Mange tes morts

Mange tes morts
De Jean-Charles Hue (Fr, 1h34) avec Jason François, Michaël Dauber, Frédéric Dorkel...

Après "La BM du Seigneur", Jean-Charles Hue se replonge dans la communauté gitane, mais transcende son docu-fiction en l’emmenant en douceur vers le meilleur des polars, réinventant sans tapage une forme de mythologie populaire bien française. Christophe Chabert

Ils vivent dans des caravanes sur des terrains vagues, parlent un argot bien à eux, possèdent leurs propres rites et leur propre code d’honneur : bienvenue dans la communauté des gens du voyage qu’on appellera, foin de périphrases, les gitans. Et bienvenue dans la famille Dorkel où le fils, Jason, s’apprête à faire son baptême chrétien ; mais quand son frangin revient après quelques années passées au placard, le jeune garçon est écartelé entre suivre son (mauvais) exemple et se conformer aux préceptes religieux qu’on lui inculque.

Mange tes morts (tu ne diras point) dit le titre intégral de ce nouveau film de Jean-Charles Hue, repéré grâce à une première incursion en terre gitane avec La BM du Seigneur. D’un côté l’insulte suprême, de l’autre le pastiche du commandement chrétien ; soit quelque part entre le trivial et le sublime, mais aussi entre le réel et son commentaire par la fiction. On pense d’abord bien connaître le protocole avec lequel Hue filme ses personnages : au plus près de ce qu’ils sont, de leur langage, de leurs corps massifs, tatoués, burinés ; mais aussi avec suffisamment de mise en scène pour faire comprendre que ce sont les héros d’un film qui suit des canons scénaristiques établis. Ce protocole, c’était récemment celui de Party Girl ; ici aussi, la dimension pittoresque d’un environnement dont tout atteste la vérité produit une vraie sidération, la sensation d’entrer dans un territoire inexploré et excitant.

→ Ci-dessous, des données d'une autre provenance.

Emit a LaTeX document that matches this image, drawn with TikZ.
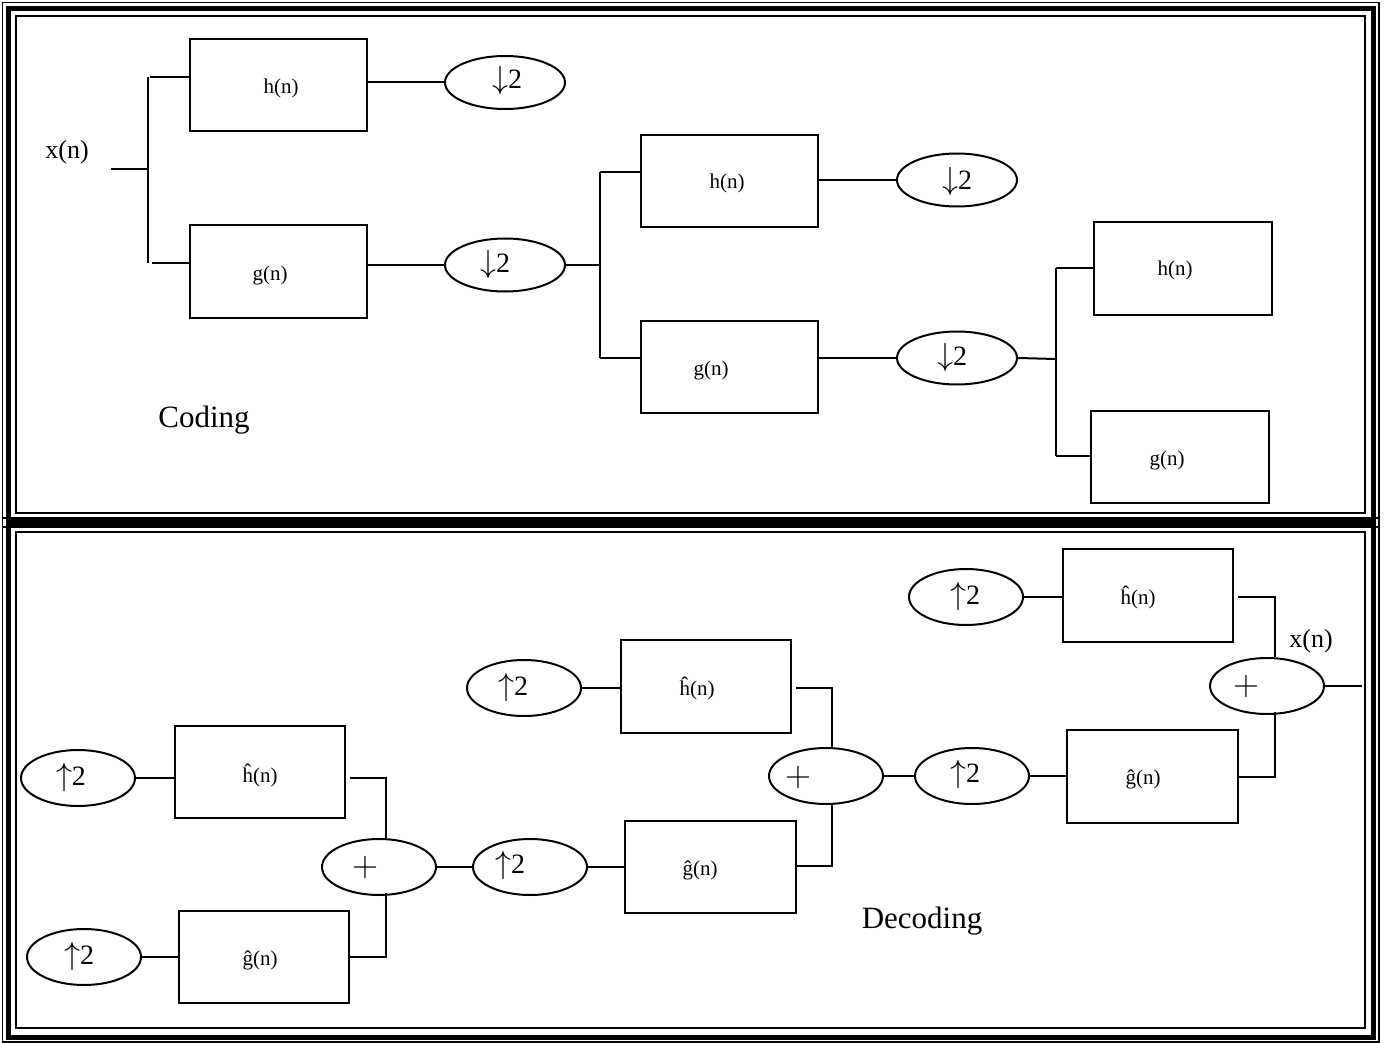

Gitan qu’il y aura des hommes…

Mange tes morts, cependant, ne s’en tient pas à ce naturalisme-là et, avec une force tranquille, laisse peu à peu la fiction prendre le dessus sur la réalité. Le film glisse lentement, au gré de la dérive nocturne de ses personnages partis pour aller voler une cargaison de cuivre, dans le polar. La tension monte jusqu’au casse proprement dit, où Hue brusque alors son dispositif, stylisant ses plans – la caméra, jusqu’ici à l’épaule et chevillée au point de vue du groupe, se lance dans des travellings fluides sublimés par un usage efficace du montage alterné.

Surtout, ce que le cinéaste avait réussi à installer – la crédibilité du milieu gitan – se charge d’une force mythologique qui évoque à la fois les polars populaires d’antan, mais aussi le réalisme nocturne et numérique d’un Michael Mann. Hue en remontre en tout cas à tous les Olivier Marchal et Fred Cavayé par un appétit de cinéma dément et surtout, affranchi de la moindre tentation télévisuelle. Un tour de force.